** START OF SUPPLIED DATA **

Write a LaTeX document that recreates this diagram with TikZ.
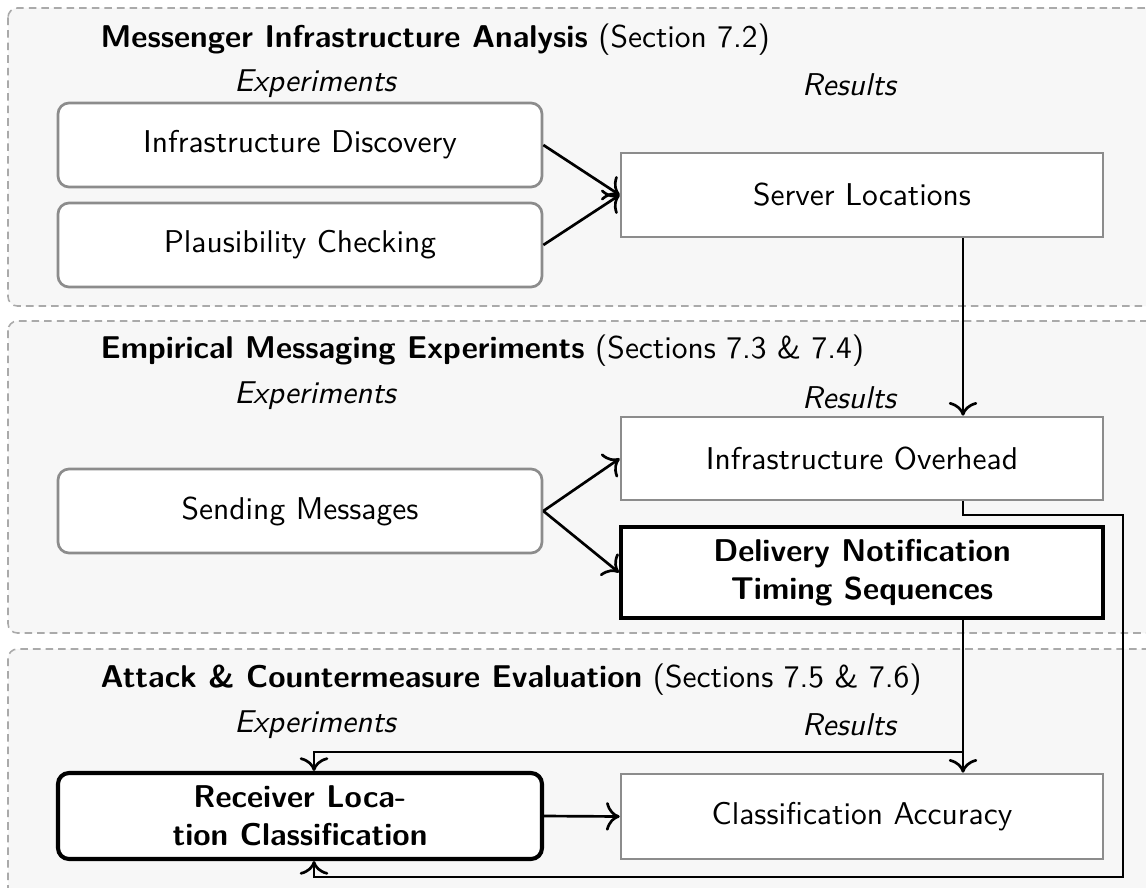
\documentclass[tikz,border=0pt]{standalone}
\usetikzlibrary{calc,arrows.meta}
\definecolor{panelfill}{HTML}{F7F7F7}
\definecolor{paneldash}{HTML}{AAAAAA}
\definecolor{boxgray}{HTML}{8C8C8C}
\begin{document}
\begin{tikzpicture}[x=0.3175pt,y=-0.3175pt,
  panel/.style={fill=panelfill,draw=paneldash,line width=0.5pt,dash pattern=on 2.4pt off 1.6pt,rounded corners=3pt},
  expbox/.style={draw=boxgray,fill=white,line width=0.85pt,rounded corners=3.5pt,minimum width={484*0.3175pt},minimum height={84*0.3175pt},inner sep=0pt,font=\sffamily,align=center},
  resbox/.style={draw=boxgray,fill=white,line width=0.85pt,minimum width={482*0.3175pt},minimum height={84*0.3175pt},inner sep=0pt,font=\sffamily,align=center},
  keybox/.style={draw=black,line width=1.3pt,font=\sffamily\bfseries},
  ptitle/.style={anchor=base west,inner sep=0pt,font=\sffamily},
  colhead/.style={anchor=base,inner sep=0pt,font=\sffamily\itshape},
  arr/.style={-{To[scale=1.25]},line width=0.85pt,black}]
\path[use as bounding box] (0,0) rectangle (1146,888);
\clip (0,0) rectangle (1146,888);
\fill[white] (0,0) rectangle (1146,888);
% panels
\path[panel] (8,8) rectangle (1165,306);
\path[panel] (8,321) rectangle (1165,633);
\path[panel] (8,649) rectangle (1165,905);
% titles
\node[ptitle] (t1) at (100,48) {\textbf{Messenger Infrastructure Analysis} (Section 7.2)};
\node[ptitle] (t2) at (100,358) {\textbf{Empirical Messaging Experiments} (Sections 7.3 \& 7.4)};
\node[ptitle] (t3) at (100,687) {\textbf{Attack \& Countermeasure Evaluation} (Sections 7.5 \& 7.6)};
\node[colhead] (e1) at (315,92) {Experiments};
\node[colhead] (e2) at (315,403) {Experiments};
\node[colhead] (e3) at (315,732) {Experiments};
\node[colhead] (r1) at (849,96) {Results};
\node[colhead] (r2) at (849,408) {Results};
\node[colhead] (r3) at (849,735) {Results};
% boxes
\node[expbox] (ID) at (300,145) {Infrastructure Discovery};
\node[expbox] (PC) at (300,245) {Plausibility Checking};
\node[resbox] (SL) at (862,195) {Server Locations};
\node[expbox] (SM) at (300,511) {Sending Messages};
\node[resbox,minimum height={83*0.3175pt}] (IO) at (862,458.5) {Infrastructure Overhead};
\node[resbox,keybox,minimum height={91*0.3175pt}] (DN) at (862,572.5) {Delivery Notification\\Timing Sequences};
\node[expbox,keybox,minimum height={86*0.3175pt}] (RLC) at (300,816) {Receiver Loca-\\tion Classification};
\node[resbox,minimum height={85*0.3175pt}] (CA) at (862,816.5) {Classification Accuracy};
% helper coordinates
\coordinate (cx) at (963,0);
\coordinate (lx) at (314,0);
\coordinate (elbow) at (1123,515);
\coordinate (rb) at (1123,877);
\coordinate (split) at (963,752);
% connectors
\draw[arr] (ID.east) -- (SL.west);
\draw[arr] (PC.east) -- (SL.west);
\draw[arr] (SL.south -| cx) -- (IO.north -| cx);
\draw[arr] (SM.east) -- (IO.west);
\draw[arr] (SM.east) -- (DN.west);
\draw[arr] (IO.south -| cx) |- (elbow) -- (rb) -| (RLC.south -| lx);
\draw[arr] (DN.south -| cx) -- (CA.north -| cx);
\draw[arr] (split) -| (RLC.north -| lx);
\draw[arr] (RLC.east) -- (CA.west);
\end{tikzpicture}
\end{document}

** END OF SUPPLIED DATA **

- _PROBLEM TO SOLVE_
Copy out all the data exactly; skip the pictures.

- _ANSWER IN FULL_
Write a LaTeX document that recreates this diagram with TikZ.
\documentclass[tikz,border=0pt]{standalone}
\usetikzlibrary{calc,arrows.meta}
\definecolor{panelfill}{HTML}{F7F7F7}
\definecolor{paneldash}{HTML}{AAAAAA}
\definecolor{boxgray}{HTML}{8C8C8C}
\begin{document}
\begin{tikzpicture}[x=0.3175pt,y=-0.3175pt,
  panel/.style={fill=panelfill,draw=paneldash,line width=0.5pt,dash pattern=on 2.4pt off 1.6pt,rounded corners=3pt},
  expbox/.style={draw=boxgray,fill=white,line width=0.85pt,rounded corners=3.5pt,minimum width={484*0.3175pt},minimum height={84*0.3175pt},inner sep=0pt,font=\sffamily,align=center},
  resbox/.style={draw=boxgray,fill=white,line width=0.85pt,minimum width={482*0.3175pt},minimum height={84*0.3175pt},inner sep=0pt,font=\sffamily,align=center},
  keybox/.style={draw=black,line width=1.3pt,font=\sffamily\bfseries},
  ptitle/.style={anchor=base west,inner sep=0pt,font=\sffamily},
  colhead/.style={anchor=base,inner sep=0pt,font=\sffamily\itshape},
  arr/.style={-{To[scale=1.25]},line width=0.85pt,black}]
\path[use as bounding box] (0,0) rectangle (1146,888);
\clip (0,0) rectangle (1146,888);
\fill[white] (0,0) rectangle (1146,888);
% panels
\path[panel] (8,8) rectangle (1165,306);
\path[panel] (8,321) rectangle (1165,633);
\path[panel] (8,649) rectangle (1165,905);
% titles
\node[ptitle] (t1) at (100,48) {\textbf{Messenger Infrastructure Analysis} (Section 7.2)};
\node[ptitle] (t2) at (100,358) {\textbf{Empirical Messaging Experiments} (Sections 7.3 \& 7.4)};
\node[ptitle] (t3) at (100,687) {\textbf{Attack \& Countermeasure Evaluation} (Sections 7.5 \& 7.6)};
\node[colhead] (e1) at (315,92) {Experiments};
\node[colhead] (e2) at (315,403) {Experiments};
\node[colhead] (e3) at (315,732) {Experiments};
\node[colhead] (r1) at (849,96) {Results};
\node[colhead] (r2) at (849,408) {Results};
\node[colhead] (r3) at (849,735) {Results};
% boxes
\node[expbox] (ID) at (300,145) {Infrastructure Discovery};
\node[expbox] (PC) at (300,245) {Plausibility Checking};
\node[resbox] (SL) at (862,195) {Server Locations};
\node[expbox] (SM) at (300,511) {Sending Messages};
\node[resbox,minimum height={83*0.3175pt}] (IO) at (862,458.5) {Infrastructure Overhead};
\node[resbox,keybox,minimum height={91*0.3175pt}] (DN) at (862,572.5) {Delivery Notification\\Timing Sequences};
\node[expbox,keybox,minimum height={86*0.3175pt}] (RLC) at (300,816) {Receiver Loca-\\tion Classification};
\node[resbox,minimum height={85*0.3175pt}] (CA) at (862,816.5) {Classification Accuracy};
% helper coordinates
\coordinate (cx) at (963,0);
\coordinate (lx) at (314,0);
\coordinate (elbow) at (1123,515);
\coordinate (rb) at (1123,877);
\coordinate (split) at (963,752);
% connectors
\draw[arr] (ID.east) -- (SL.west);
\draw[arr] (PC.east) -- (SL.west);
\draw[arr] (SL.south -| cx) -- (IO.north -| cx);
\draw[arr] (SM.east) -- (IO.west);
\draw[arr] (SM.east) -- (DN.west);
\draw[arr] (IO.south -| cx) |- (elbow) -- (rb) -| (RLC.south -| lx);
\draw[arr] (DN.south -| cx) -- (CA.north -| cx);
\draw[arr] (split) -| (RLC.north -| lx);
\draw[arr] (RLC.east) -- (CA.west);
\end{tikzpicture}
\end{document}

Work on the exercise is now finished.